Let me preface this post by saying that I believe in spending a little more money on higher quality food.
When the average American family and individual only spends 9.7% of their annual disposal income on food (down from 20% in the 50’s), I get scared. That’s an average. That means there are lots of people spending even less than that on food.
And there are a lot of people spending more. Like the man in the leather jacket and dark designer jeans at Leopoldo’s at Jean-Talon Market last weekend. The man looked intimidating, think Italian mafia with an aura of confidence. I’m standing in line with my box of over-ripe, juicy mangos and a bunch of persimmons that will cost me $2 when I noticed a sign saying that the fresh white truffles from Alba had arrived.
These are a luxury item. You shave the tiniest bit on top of pasta. There’s nothing worse than too much truffle. But there’s nothing quite like just a little. The season is short, they’re hard to hunt (there are specially trained pigs that help), and they don’t have a long shelf life while fresh.
But there are Italian and French families in Montreal with some pocket change who visit Leopoldo’s and Chez Nino in Jean-Talon Market every November when the truffles arrive. There’s no price listed, but I’m sure it’s astronomical. I’m debating asking the man with the brown ponytail if I could just smell one…when I see him carrying something carefully in his hands to the weigh scale by the cash register.
Leopoldo’s is not a big store. The line is wrapping around the narrow aisle by the counter. I see the man who works there with the ponytail every time I go, and I’ve never seen him look this nervous. Actually I’ve never seen him look nervous at all. But holding what I thought was a clove of garlic cupped inside his hands in a wrapper, he certainly looked nervous. After weighing the item, he zigzagged back through the line to the customer in the leather jacket.
“It comes to one fifty,” he said.
Why would the man go out of his way to weigh the item for the customer while there was a big line, just to tell him that a clove of garlic cost $1.50? I thought.
The customer nodded seriously. He got out his wallet. The salesman looked around uncomfortably while trying to give the impression that he wasn’t uncomfortable. The customer handed over three $50 bills in front of the whole lineup of people who were somehow managing not stare like I was.
The salesman handed over the small package and the man thanked him in a businesslike way before walking out of the store with his $150 bundle of white truffles.
I lifted my jaw back up from the floor.
What do you do with $150 of white truffles?? Was he planning a pasta dinner for 20? A wedding? An anniversary? Or was it just an average Sunday meal with family?
Maybe for him that wasn’t an extravagant expenditure at all. Maybe to him it was a little treat.
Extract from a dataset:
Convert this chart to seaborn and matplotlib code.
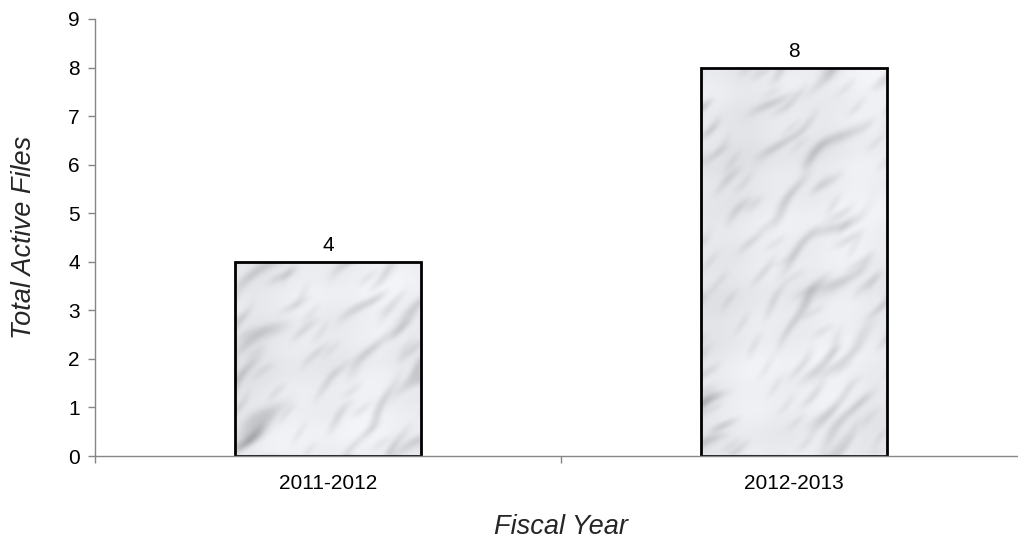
import numpy as np
import pandas as pd
import matplotlib
matplotlib.use("Agg")
import matplotlib.pyplot as plt
import seaborn as sns

# Data
fiscal_years = ["2011-2012", "2012-2013"]
active_files = [4, 8]
y_ticks = list(range(0, 10))

sns.set_style("white")
plt.rcParams["font.family"] = ["Liberation Sans", "DejaVu Sans"]

AXIS_GREY = "#868686"


def marble_texture(h, w, shift):
    """Light marble-like fill: soft diagonal grey streaks over a pale base."""
    yy, xx = np.mgrid[0:h, 0:w].astype(float)
    xx = xx + shift
    yy = yy + shift * 0.6
    u = (xx + yy) / np.sqrt(2)   # across the streaks
    v = (xx - yy) / np.sqrt(2)   # along the streaks
    clouds = (0.5 * np.sin(u * 0.020 + v * 0.011 + 0.3)
              + 0.4 * np.sin(u * 0.035 - v * 0.027 + 1.9)
              + 0.3 * np.sin(u * 0.061 + v * 0.047 + 2.6)
              + 0.2 * np.sin(u * 0.11 - v * 0.083 + 0.9))
    streaks = np.zeros_like(u)
    layers = [(0.16, 0.021, 1.0, 0.4), (0.23, 0.033, 0.8, 1.7),
              (0.11, 0.015, 0.9, 2.8), (0.31, 0.047, 0.6, 4.1)]
    for ka, kv, amp, ph in layers:
        s = np.sin(u * ka + 1.6 * np.sin(v * kv + ph) + 1.3 * clouds)
        env = np.clip(np.sin(v * kv * 1.9 + u * 0.027 + 2 * ph), 0, 1) ** 1.5
        streaks += amp * np.clip(s, 0, 1) ** 6 * env
    val = 0.92 - 0.15 * streaks - 0.045 * (clouds / 1.4)
    # soften
    k = 3
    acc = np.zeros_like(val)
    n = 0
    for dy in range(-k, k + 1):
        for dx in range(-k, k + 1):
            acc += np.roll(np.roll(val, dy, axis=0), dx, axis=1)
            n += 1
    val = np.clip(acc / n, 0, 1)
    rgb = np.stack([val * 0.995, val, np.minimum(val * 1.015, 1.0)], axis=-1)
    return rgb


fig = plt.figure(figsize=(10.18, 5.42), dpi=100)
ax = fig.add_axes([95 / 1018, (542 - 456) / 542, 932 / 1018, 437 / 542])

df = pd.DataFrame({"Fiscal Year": fiscal_years, "Total Active Files": active_files})
sns.barplot(data=df, x="Fiscal Year", y="Total Active Files", order=fiscal_years,
            width=0.4, color="white", edgecolor="black", linewidth=2, ax=ax)

ax.set_xlim(-0.5, 1.5)
ax.set_ylim(0, 9)
ax.set_yticks(y_ticks)

# marble fill for each bar
fig.canvas.draw()
for i, patch in enumerate(ax.patches):
    x0, y0 = patch.get_x(), patch.get_y()
    x1, y1 = x0 + patch.get_width(), y0 + patch.get_height()
    (px0, py0), (px1, py1) = ax.transData.transform([(x0, y0), (x1, y1)])
    tex = marble_texture(max(int(abs(py1 - py0)), 2), max(int(abs(px1 - px0)), 2), 37 + 211 * i)
    im = ax.imshow(tex, extent=(x0, x1, y0, y1), aspect="auto",
                   interpolation="bilinear", zorder=1.5)
    im.set_clip_path(patch)
    patch.set_facecolor("none")
    patch.set_zorder(2)
ax.set_xlim(-0.5, 1.5)
ax.set_ylim(0, 9)
ax.set_aspect("auto")

for container in ax.containers:
    ax.bar_label(container, labels=[str(v) for v in active_files], padding=5,
                 fontsize=15, color="black")

# spines and ticks
sns.despine(ax=ax, top=True, right=True)
for side in ("left", "bottom"):
    ax.spines[side].set_color(AXIS_GREY)
    ax.spines[side].set_linewidth(1.0)

ax.tick_params(axis="y", which="major", direction="out", length=5, width=1,
               color=AXIS_GREY, labelsize=15, labelcolor="black", pad=6, left=True)
ax.tick_params(axis="x", which="major", length=0, labelsize=15, labelcolor="black", pad=13)
ax.set_xticks([-0.5, 0.5, 1.5], minor=True)
ax.tick_params(axis="x", which="minor", direction="out", length=5, width=1,
               color=AXIS_GREY, bottom=True)

ax.set_xlabel("Fiscal Year", fontsize=19.5, fontstyle="italic", va="center")
ax.set_ylabel("Total Active Files", fontsize=19.5, fontstyle="italic", va="center")
ax.xaxis.set_label_coords(0.5, (456 - 527) / 437)
ax.yaxis.set_label_coords((24 - 95) / 932, 0.5)

ax.grid(False)
fig.savefig("out.png", dpi=100)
$150 used to be my monthly rent. It’s more than people I know spend on food in a month. It’s less than other people I know spend on food in a day.
And it’s three times the amount I spent on a steak last week, which is still more than I’d ever spent on a steak in my life.
But, see, I was in Aruba a month ago and I had the most amazing steak I’ve ever eaten. It basically changed my thoughts about beef. It was an Argentinian grass-fed 39 oz bone-in Porterhouse grilled slowly over charcoal.
Salt and pepper and that’s it.
So when I got back to Montreal, I wanted to see if I could find as good beef here. I went to Atwater Market and bought a $50 organic T-Bone. I could have gone for a more aged steak, but I thought that darkened meat would be a completely different flavour and wouldn’t be a fair comparison. The T-Bone cost $50. It was just as massive as the plate-sized steak I’d had in Aruba. And I grilled it the Argentinian way – slowly – on my BBQ. It was wonderful.
But it wasn’t better than the steak I’d had in Aruba, which had cost $50 including three side dishes. I won’t be buying the local version again. I could buy two whole grain-fed chickens and a turkey thigh for that money. I could by bags and bags of organic chickpeas for homemade channa masala. I could buy 3 lobsters. I could donate it to Moisson Montreal.
But I realized that I’d come a long way since my rent was $150. Nowadays, $50 doesn’t seem so astronomical. I’m pushing up that average food budget expenditure figure (the Canadian version). I just wish the people who could afford to spend more money on higher quality food would do so, instead of buying factory-farmed rotisserie chicken at the grocery store, commercial cakes and pies with ingredients I can’t even pronounce, and spending $50 a week on frozen pizza. The pizza might seem like a steal, but it’s maybe not something your body needs all the time. And the people who can’t afford to spend more…well, they become able to spend more.
Maybe some day they’ll have someone hand them a precious package of white truffles too. If that’s what they choose to spend their money on, anyway. And I hope they appreciate it – and how much their life has changed.